___ Given data

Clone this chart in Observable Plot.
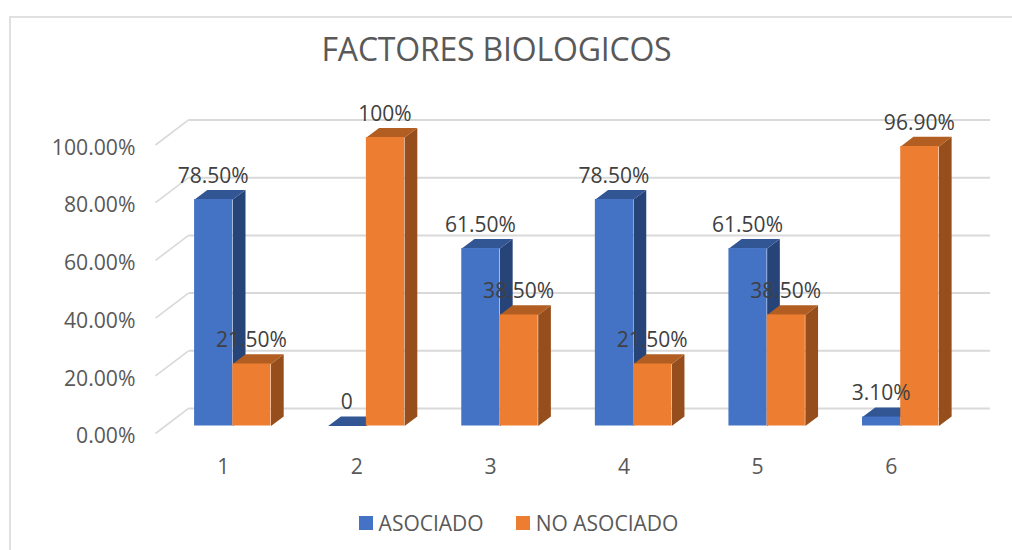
<!DOCTYPE html>
<html lang="es">
<head>
<meta charset="utf-8">
<script src="https://cdn.jsdelivr.net/npm/d3@7"></script>
<script src="https://cdn.jsdelivr.net/npm/@observablehq/plot@0.6"></script>
<style>
  html, body { margin: 0; padding: 0; background: #fff; overflow: hidden; }
  #chart { position: relative; width: 1012px; height: 550px; font-family: "Open Sans", sans-serif; overflow: hidden; }
  #edge { position: absolute; left: 9px; top: 16px; width: 1100px; height: 700px; border: 2px solid #e0e0e0; box-sizing: border-box; }
  #title { position: relative; height: 90px; margin: 0; padding: 0; font-size: 32px; font-weight: 400; color: #595959; text-align: center; line-height: 98px; text-indent: -19px; letter-spacing: -0.2px; }
  #plot, #plot svg { display: block; position: relative; }
  #legend { position: relative; height: 46px; display: flex; justify-content: center; align-items: center; padding-left: 25px; }
  #legend [class$="-swatches"] { margin: 0 !important; min-height: 0 !important; }
  #legend [class$="-swatch"] { margin-right: 32px !important; }
  #legend [class$="-swatch"]:last-child { margin-right: 0 !important; }
  #legend [class$="-swatch"] svg { margin-right: 6px !important; }
</style>
</head>
<body>
<div id="chart">
  <div id="edge"></div>
  <h1 id="title">FACTORES BIOLOGICOS</h1>
  <div id="plot"></div>
  <div id="legend"></div>
</div>
<script>
const categories = [1, 2, 3, 4, 5, 6];
const asociado = [78.5, 0, 61.5, 78.5, 61.5, 3.1];
const noAsociado = [21.5, 100, 38.5, 21.5, 38.5, 96.9];
const asociadoLabels = ["78.50%", "0", "61.50%", "78.50%", "61.50%", "3.10%"];
const noAsociadoLabels = ["21.50%", "100%", "38.50%", "21.50%", "38.50%", "96.90%"];
const yTicks = [0, 20, 40, 60, 80, 100];
const seriesNames = ["ASOCIADO", "NO ASOCIADO"];
const seriesColors = ["#4472C4", "#ED7D31"];
const sideColors = ["#264478", "#964F1C"];
const topColors = ["#325594", "#B25E22"];

// depth of the 3D box, in category units (x) and percent units (y)
const wallDX = 0.2472, wallDY = 8.67;
const barDX = 0.0787, barDY = 2.6;
const faceDX = 0.0951, faceDY = 3.33;
const barW = 0.286;
const xMin = 0.5, xMax = 6.5;

const rows = [];
categories.forEach((c, i) => {
  rows.push({c, s: 0, v: asociado[i], label: asociadoLabels[i], x1: c + barDX - barW, x2: c + barDX});
  rows.push({c, s: 1, v: noAsociado[i], label: noAsociadoLabels[i], x1: c + barDX, x2: c + barDX + barW});
});

function sidePolys(s) {
  return rows.filter(d => d.s === s).flatMap(d => {
    const b = barDY, t = barDY + d.v;
    return [
      {id: d.c, x: d.x2, y: b},
      {id: d.c, x: d.x2 + faceDX, y: b + faceDY},
      {id: d.c, x: d.x2 + faceDX, y: t + faceDY},
      {id: d.c, x: d.x2, y: t}
    ];
  });
}
function topPolys(s) {
  return rows.filter(d => d.s === s).flatMap(d => {
    const t = barDY + d.v;
    return [
      {id: d.c, x: d.x1, y: t},
      {id: d.c, x: d.x2, y: t},
      {id: d.c, x: d.x2 + faceDX, y: t + faceDY},
      {id: d.c, x: d.x1 + faceDX, y: t + faceDY}
    ];
  });
}
function prism(s) {
  return [
    Plot.line(sidePolys(s), {x: "x", y: "y", z: "id", fill: sideColors[s], stroke: "none"}),
    Plot.line(topPolys(s), {x: "x", y: "y", z: "id", fill: topColors[s], stroke: "none"}),
    Plot.rect(rows.filter(d => d.s === s), {x1: "x1", x2: "x2", y1: barDY, y2: d => barDY + d.v, fill: seriesColors[s], inset: 0})
  ];
}

const axisFont = {fontFamily: "'Open Sans', sans-serif", fontSize: 21.2};
const labelFont = {fontFamily: "'Open Sans', sans-serif", fontSize: 21};

const plot = Plot.plot({
  width: 1012,
  height: 410,
  marginLeft: 155,
  marginRight: 56,
  marginTop: 30,
  marginBottom: 67,
  style: {background: "transparent", overflow: "visible"},
  x: {domain: [xMin, xMax], range: [155, 956.5]},
  y: {domain: [0, 313 / 2.885], range: [343, 30]},
  marks: [
    Plot.link(yTicks, {x1: xMin + wallDX, x2: xMax + wallDX, y1: d => d + wallDY, y2: d => d + wallDY, stroke: "#D9D9D9", strokeWidth: 2}),
    Plot.link(yTicks, {x1: xMin, x2: xMin + wallDX, y1: d => d, y2: d => d + wallDY, stroke: "#D9D9D9", strokeWidth: 1.6}),
    Plot.axisY({ticks: yTicks, tickSize: 0, tickPadding: 20, tickFormat: d => d.toFixed(2) + "%", label: null, color: "#595959", dy: 3, ...axisFont}),
    Plot.axisX({ticks: categories, tickSize: 0, tickPadding: 25, dx: 1, tickFormat: d => String(d), label: null, color: "#595959", ...axisFont}),
    ...prism(0),
    ...prism(1),
    Plot.text(rows, {x: d => (d.x1 + d.x2) / 2, y: d => barDY + d.v, text: "label", dy: -23.5, dx: -0.5, fill: "#404040", ...labelFont})
  ]
});
document.getElementById("plot").append(plot);

const legend = Plot.legend({
  color: {domain: seriesNames, range: seriesColors},
  swatchSize: 14,
  style: {fontFamily: "'Open Sans', sans-serif", fontSize: "21px", color: "#595959", margin: 0}
});
document.getElementById("legend").append(legend);
</script>
</body>
</html>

______

:: Directions ::
From the material above, reproduce everything verbatim except the pictures.

:: Correct output ::
Clone this chart in Observable Plot.
<!DOCTYPE html>
<html lang="es">
<head>
<meta charset="utf-8">
<script src="https://cdn.jsdelivr.net/npm/d3@7"></script>
<script src="https://cdn.jsdelivr.net/npm/@observablehq/plot@0.6"></script>
<style>
  html, body { margin: 0; padding: 0; background: #fff; overflow: hidden; }
  #chart { position: relative; width: 1012px; height: 550px; font-family: "Open Sans", sans-serif; overflow: hidden; }
  #edge { position: absolute; left: 9px; top: 16px; width: 1100px; height: 700px; border: 2px solid #e0e0e0; box-sizing: border-box; }
  #title { position: relative; height: 90px; margin: 0; padding: 0; font-size: 32px; font-weight: 400; color: #595959; text-align: center; line-height: 98px; text-indent: -19px; letter-spacing: -0.2px; }
  #plot, #plot svg { display: block; position: relative; }
  #legend { position: relative; height: 46px; display: flex; justify-content: center; align-items: center; padding-left: 25px; }
  #legend [class$="-swatches"] { margin: 0 !important; min-height: 0 !important; }
  #legend [class$="-swatch"] { margin-right: 32px !important; }
  #legend [class$="-swatch"]:last-child { margin-right: 0 !important; }
  #legend [class$="-swatch"] svg { margin-right: 6px !important; }
</style>
</head>
<body>
<div id="chart">
  <div id="edge"></div>
  <h1 id="title">FACTORES BIOLOGICOS</h1>
  <div id="plot"></div>
  <div id="legend"></div>
</div>
<script>
const categories = [1, 2, 3, 4, 5, 6];
const asociado = [78.5, 0, 61.5, 78.5, 61.5, 3.1];
const noAsociado = [21.5, 100, 38.5, 21.5, 38.5, 96.9];
const asociadoLabels = ["78.50%", "0", "61.50%", "78.50%", "61.50%", "3.10%"];
const noAsociadoLabels = ["21.50%", "100%", "38.50%", "21.50%", "38.50%", "96.90%"];
const yTicks = [0, 20, 40, 60, 80, 100];
const seriesNames = ["ASOCIADO", "NO ASOCIADO"];
const seriesColors = ["#4472C4", "#ED7D31"];
const sideColors = ["#264478", "#964F1C"];
const topColors = ["#325594", "#B25E22"];

// depth of the 3D box, in category units (x) and percent units (y)
const wallDX = 0.2472, wallDY = 8.67;
const barDX = 0.0787, barDY = 2.6;
const faceDX = 0.0951, faceDY = 3.33;
const barW = 0.286;
const xMin = 0.5, xMax = 6.5;

const rows = [];
categories.forEach((c, i) => {
  rows.push({c, s: 0, v: asociado[i], label: asociadoLabels[i], x1: c + barDX - barW, x2: c + barDX});
  rows.push({c, s: 1, v: noAsociado[i], label: noAsociadoLabels[i], x1: c + barDX, x2: c + barDX + barW});
});

function sidePolys(s) {
  return rows.filter(d => d.s === s).flatMap(d => {
    const b = barDY, t = barDY + d.v;
    return [
      {id: d.c, x: d.x2, y: b},
      {id: d.c, x: d.x2 + faceDX, y: b + faceDY},
      {id: d.c, x: d.x2 + faceDX, y: t + faceDY},
      {id: d.c, x: d.x2, y: t}
    ];
  });
}
function topPolys(s) {
  return rows.filter(d => d.s === s).flatMap(d => {
    const t = barDY + d.v;
    return [
      {id: d.c, x: d.x1, y: t},
      {id: d.c, x: d.x2, y: t},
      {id: d.c, x: d.x2 + faceDX, y: t + faceDY},
      {id: d.c, x: d.x1 + faceDX, y: t + faceDY}
    ];
  });
}
function prism(s) {
  return [
    Plot.line(sidePolys(s), {x: "x", y: "y", z: "id", fill: sideColors[s], stroke: "none"}),
    Plot.line(topPolys(s), {x: "x", y: "y", z: "id", fill: topColors[s], stroke: "none"}),
    Plot.rect(rows.filter(d => d.s === s), {x1: "x1", x2: "x2", y1: barDY, y2: d => barDY + d.v, fill: seriesColors[s], inset: 0})
  ];
}

const axisFont = {fontFamily: "'Open Sans', sans-serif", fontSize: 21.2};
const labelFont = {fontFamily: "'Open Sans', sans-serif", fontSize: 21};

const plot = Plot.plot({
  width: 1012,
  height: 410,
  marginLeft: 155,
  marginRight: 56,
  marginTop: 30,
  marginBottom: 67,
  style: {background: "transparent", overflow: "visible"},
  x: {domain: [xMin, xMax], range: [155, 956.5]},
  y: {domain: [0, 313 / 2.885], range: [343, 30]},
  marks: [
    Plot.link(yTicks, {x1: xMin + wallDX, x2: xMax + wallDX, y1: d => d + wallDY, y2: d => d + wallDY, stroke: "#D9D9D9", strokeWidth: 2}),
    Plot.link(yTicks, {x1: xMin, x2: xMin + wallDX, y1: d => d, y2: d => d + wallDY, stroke: "#D9D9D9", strokeWidth: 1.6}),
    Plot.axisY({ticks: yTicks, tickSize: 0, tickPadding: 20, tickFormat: d => d.toFixed(2) + "%", label: null, color: "#595959", dy: 3, ...axisFont}),
    Plot.axisX({ticks: categories, tickSize: 0, tickPadding: 25, dx: 1, tickFormat: d => String(d), label: null, color: "#595959", ...axisFont}),
    ...prism(0),
    ...prism(1),
    Plot.text(rows, {x: d => (d.x1 + d.x2) / 2, y: d => barDY + d.v, text: "label", dy: -23.5, dx: -0.5, fill: "#404040", ...labelFont})
  ]
});
document.getElementById("plot").append(plot);

const legend = Plot.legend({
  color: {domain: seriesNames, range: seriesColors},
  swatchSize: 14,
  style: {fontFamily: "'Open Sans', sans-serif", fontSize: "21px", color: "#595959", margin: 0}
});
document.getElementById("legend").append(legend);
</script>
</body>
</html>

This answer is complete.